Uma das frases que se ouvem com alguma frequência nas empresas é que os funcionários devem “vestir a camisa da organização”. Na escola de samba isso é feito com naturalidade, pois existe um enorme senso de propriedade, e fica claro quando ouvimos algum integrante comentar: “Hoje tem ensaio na minha escola”. Walt Disney dizia que “você pode sonhar, projetar, criar e construir o lugar mais maravilhoso do mundo, mas são necessárias pessoas para tornar o sonho realidade”.
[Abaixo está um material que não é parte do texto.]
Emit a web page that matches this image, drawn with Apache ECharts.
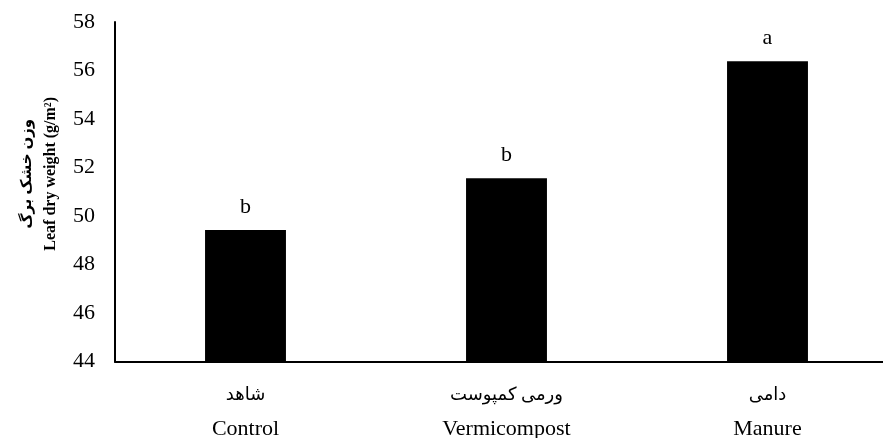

Essa ideia é totalmente pertinente ao universo das escolas de samba: de nada adiantam carros alegóricos com milhares de efeitos especiais e fantasias luxuosas, porque o que efetivamente ganha o Carnaval são as pessoas. Prova disso está nos quesitos de julgamento: harmonia, conjunto, evolução, comissão de frente, mestre-sala e porta-bandeira, bateria etc. Em suma, todos quesitos que dependem fundamentalmente de pessoas. Daí a importância dos símbolos, histórias, ritos e rituais. Quando vemos integrantes da escola abrindo caminho para a velha guarda, numa atitude de agradecimento a quem ajudou a construir aquilo, quando notamos o respeito dedicado à ala das baianas, que abençoam a escola trazendo seu axé, ou quando assistimos às pessoas reverenciando a bandeira da escola, beijando-a e colocando-a na testa para absorver sua energia positiva, podemos ter a certeza de que ali há pessoas absolutamente comprometidas.

e) Trabalho em equipe.

Se o trabalho em equipe é o aspecto mais óbvio da comparação da gestão de uma escola de samba com a de uma corporação, ele merece uma reflexão mais cuidadosa, pois é o eixo fundamental que faz com que as escolas de samba consigam desenvolver seu trabalho. Em primeiro lugar, há que se fazer uma distinção: grupo não éequipe. Grupo é apenas um monte de pessoas trabalhando juntas. Equipe é muito mais que isso; é um monte de pessoas trabalhando juntas, de forma integrada, comprometida, com o mesmo objetivo.


Em uma escola de samba, todos querem desfilar bem e ganhar o Carnaval. É por isso que, na hora do desfile, ninguém precisa pedir para o outro caprichar e dar o melhor de si, porque isso é o mínimo que se espera. O engajamento com a escola é, por si só, suficiente para que as pessoas façam seu melhor.